Tuesday, January 23, 2007

Iraq, Iran, Syria

The Shite led Iraqi government has established close ties with both Iran and Syria. So who are we fighting for? The Iraqi government will be a very close ally of Iran no matter what we do. The Bush FUBAR policy.
Joe Conason: Our Iraqi Friends Befriend Our Enemies
Posted on Jan 18, 2007
By Joe Conason


Should the United States attack Iran, which side would the Iraqi government support? The answer to that simple question is far from clear, despite the thousands of lives and billions of dollars we have sacrificed to support the ruling coalition in Baghdad. While the Bush administration seeks to isolate and even overthrow the Iranian regime, as well as its Syrian ally, its partners in Iraq are establishing closer relationships with both.

Indeed, the most powerful elements of Prime Minister Nouri al-Maliki’s political coalition regularly collude with the Iranian intelligence apparatus—which the Bush administration has accused of arming the insurgents and terrorists who are attacking our forces, committing sectarian atrocities and undermining the new Iraqi democracy. The Maliki government has resumed diplomatic relations with Syria, signed a billion-dollar aid agreement with Iran and encouraged the expansion of Iranian consulates and border stations.

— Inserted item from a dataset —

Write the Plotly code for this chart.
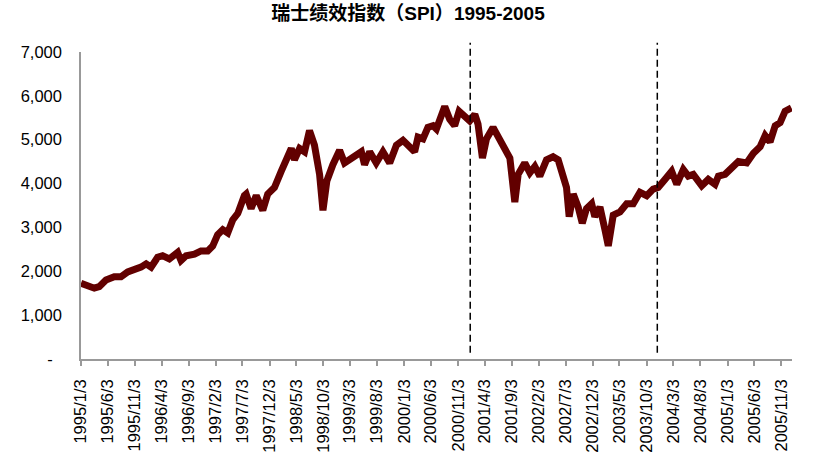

Friendship with Iran and Syria is endorsed not only by Shiite fundamentalists such as Moqtada al-Sadr, the Mahdi Army warlord, and his rival Abdul Aziz al-Hakim, chief of the Supreme Council for Islamic Revolution in Iraq—but also by President Jalal Talabani and Foreign Minister Hoshyar Zebari, Kurdish leaders who believe in secular democracy and actually like the United States.

Nothing better illustrates the profound differences between the U.S. and Iraq over relations with Iran than the recent raid by American soldiers on an Iranian office in the northern city of Irbil, where they arrested five alleged Iranian subversives. During a tense confrontation, the Americans faced the cocked weapons of Kurdish troops, who surrounded the Iranian facility.

Gen. George Casey, commander of U.S. forces in Iraq, described those prisoners as “foreign intelligence agents in this country, working with Iraqis to destabilize Iraq and target coalition forces that are here at Iraq’s request.” But Zebari rejected that accusation and demanded their immediate release. He told the Los Angeles Times that his government’s policy is to “engage [Iran] constructively”—notably in a security agreement just signed between the two countries.

So in Iraq, the friends of our enemies are ... our best and only friends.

That lethal contradiction is among the many reasons why the president’s plan to send more troops to Iraq won’t achieve his objectives—and why the basic framework of his policy is fundamentally flawed.